Pero más allá de estas consideraciones, St. Vincent viene a ser el retrato de una serie de personajes que representan justo lo contrario del tan publicitado sueño americano y que aquí, aunque tampoco es el objetivo del cineasta, son un reflejo de la auténtica realidad de aquel país. La del inadaptado que sobrevive de mala manera pese a unos servicios prestados a la nación en su pasado, la de una madre soltera que para mantener a su hijo tiene que soportar un horario agotador, la del menor que crece bajo un ambiente lleno de dificultades o la de la prostituta quien en el fondo busca un poco de afecto, aunque sea en un ser tan adusto como Vincent.

Melfi concibe con eficacia una puesta en escena salpicada de pequeños detalles, a veces en forma de irónica crítica social como el hecho de que Vincent recorra, en un día que no hay clientes, el pasillo en zigzag delimitado por los postes de cintas extensibles hasta llegar a la ventanilla del banco. Y en otras recurriendo al gag clásico, alguno digno del mejor cine cómico mudo como esa hilarante secuencia en la que el protagonista, al picar los cubitos de hielo, se da un martillazo en la mano. Entre saltos y gritos de dolor, pisa uno de los cubitos caídos en el suelo con el consiguiente patinazo que le lleva a darse con la cabeza en la puerta de un armario de la cocina para caer después al suelo y despertar al día siguiente, tendido en el mismo sitio, con una brecha en la frente.

Sin embargo, aunque St.
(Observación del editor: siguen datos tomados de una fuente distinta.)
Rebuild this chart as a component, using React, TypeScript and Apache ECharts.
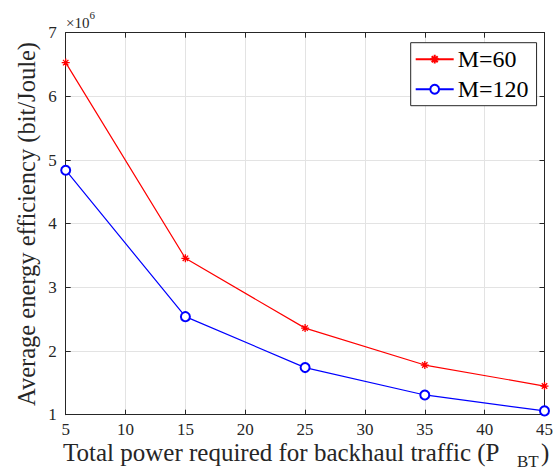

Vincent es una película equilibrada y Melfi se esfuerza por dosificar los toques almibarados, hay momentos que no lo consigue, como en una de sus secuencias cumbres, hacia el final, en la que se deja llevar por esa tendencia muy americana de subrayar las emociones con cierta grandilocuencia y sin que importe rozar el ridículo o incluso la cursilería. Pero la gran baza del film es la presencia de Bill Murray cuyo personaje parece hecho a su medida haciendo una excelente composición llena de matices y tics y a quien secundan el niño Jaeden Lieberher, cuya interpretación se aleja del empalago característico de este tipo de roles, y las siempre solventes Melissa McCarthy y Naomi Watts. Todo ello aderezado con el aliciente de una atractiva banda sonora en la que suenan temas clásicos como Somebody to love de Jefferson Airplane o Shelter from the storm de Bob Dylan que acompaña la secuencia final, con Murray en estado puro, solo con su hamaca, con su walkman, fumando un cigarrillo con una manguera en la mano y cuya letra, en cierto modo, es una soterrada alegoría sobre el personaje: «Fue en otra vida, una de esfuerzo y sangre / cuando la oscuridad era una virtud y el camino estaba lleno de barro / llegué desde el desierto, una criatura vacía de forma /  “Entra”, dijo ella, “te daré refugio de la tormenta”…».